Short problem ::
Look through the material and copy each line holding "matplotlib".

Dataset section ::
+++
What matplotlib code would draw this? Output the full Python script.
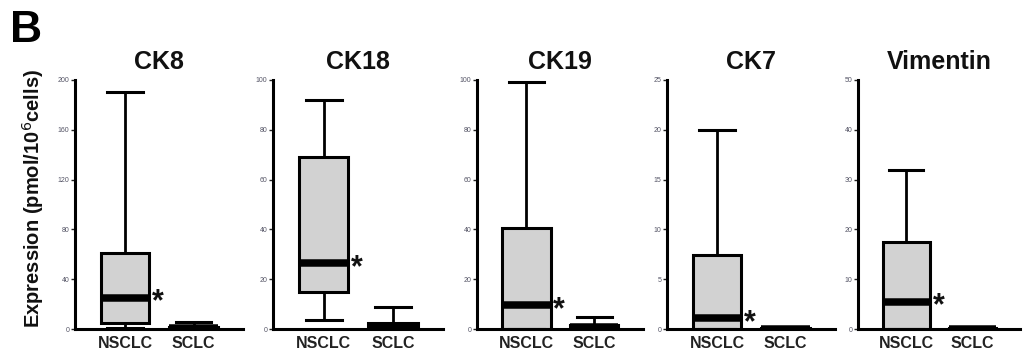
import matplotlib
matplotlib.use("Agg")
import matplotlib.pyplot as plt

plt.rcParams["font.family"] = ["Liberation Sans", "DejaVu Sans"]

# Marker panels and their y-axis ranges
markers = ["CK8", "CK18", "CK19", "CK7", "Vimentin"]
y_max = [200, 100, 100, 25, 50]
y_step = [40, 20, 20, 5, 10]
groups = ["NSCLC", "SCLC"]

# Box statistics per marker (pmol/10^6 cells)
nsclc_whislo = [1.0, 3.5, 0.0, 0.0, 0.0]
nsclc_q1 = [5.0, 15.0, 0.0, 0.0, 0.0]
nsclc_med = [25.0, 26.5, 9.6, 1.1, 5.5]
nsclc_q3 = [61.0, 69.0, 40.5, 7.4, 17.5]
nsclc_whishi = [190.0, 92.0, 99.0, 20.0, 32.0]

sclc_whislo = [0.0, 0.0, 0.0, 0.0, 0.0]
sclc_q1 = [0.0, 0.0, 0.0, 0.0, 0.0]
sclc_med = [0.5, 1.0, 0.8, 0.05, 0.1]
sclc_q3 = [1.6, 2.5, 1.8, 0.12, 0.25]
sclc_whishi = [5.6, 9.0, 4.8, 0.12, 0.25]

fig = plt.figure(figsize=(10.33, 3.49), dpi=100)
W, H = 1033, 349

left_px = [75, 273, 477, 667, 858]
right_px = [243, 443, 643, 835, 1020]
top_px, bottom_px = 80, 329

box_fill = "#d2d2d2"

for i, name in enumerate(markers):
    ax = fig.add_axes([left_px[i] / W, 1 - bottom_px / H,
                       (right_px[i] - left_px[i]) / W, (bottom_px - top_px) / H])
    stats = [
        dict(whislo=nsclc_whislo[i], q1=nsclc_q1[i], med=nsclc_med[i],
             q3=nsclc_q3[i], whishi=nsclc_whishi[i], label=groups[0]),
        dict(whislo=sclc_whislo[i], q1=sclc_q1[i], med=sclc_med[i],
             q3=sclc_q3[i], whishi=sclc_whishi[i], label=groups[1]),
    ]
    ax.bxp(stats, positions=[1, 2], widths=0.71, showfliers=False,
           patch_artist=True,
           boxprops=dict(facecolor=box_fill, edgecolor="black", linewidth=2.2),
           medianprops=dict(color="black", linewidth=5.4, solid_capstyle="butt"),
           whiskerprops=dict(color="black", linewidth=2.0),
           capprops=dict(color="black", linewidth=2.2),
           capwidths=0.52)

    ax.set_xlim(0.27, 2.72)
    ax.set_ylim(0, y_max[i])
    ax.set_yticks(range(0, y_max[i] + 1, y_step[i]))
    ax.tick_params(axis="y", length=3, width=1.0, labelsize=5,
                   labelcolor="#555566", pad=1, color="#222222")
    ax.tick_params(axis="x", length=0, labelsize=11.5, pad=5)
    for lab in ax.get_xticklabels():
        lab.set_fontweight("bold")
        lab.set_color("#222222")
    for s in ("top", "right"):
        ax.spines[s].set_visible(False)
    for s in ("left", "bottom"):
        ax.spines[s].set_linewidth(2.2)
    ax.spines["bottom"].set_zorder(5)
    ax.patch.set_alpha(0)

    # significance mark next to the NSCLC median
    ax.annotate("*", xy=(1 + 0.355, nsclc_med[i]), xytext=(2, -3.5),
                textcoords="offset points", ha="left", va="center",
                fontsize=22, fontweight="bold", color="#111111")

    ax.text(0.5, 1.025, name, transform=ax.transAxes, ha="center", va="bottom",
            fontsize=18, fontweight="bold", color="#111111")

fig.text(10 / W, 1 - 30 / H, "B", fontsize=32, fontweight="bold",
         ha="left", va="center", color="black")
fig.text(33 / W, 1 - 198 / H, "Expression (pmol/10$^{6}$cells)", rotation=90,
         fontsize=14.5, fontweight="bold", ha="center", va="center", color="#111111")

fig.savefig("out.png", dpi=100)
+++
Exercise output ::
What matplotlib code would draw this? Output the full Python script.
import matplotlib
matplotlib.use("Agg")
import matplotlib.pyplot as plt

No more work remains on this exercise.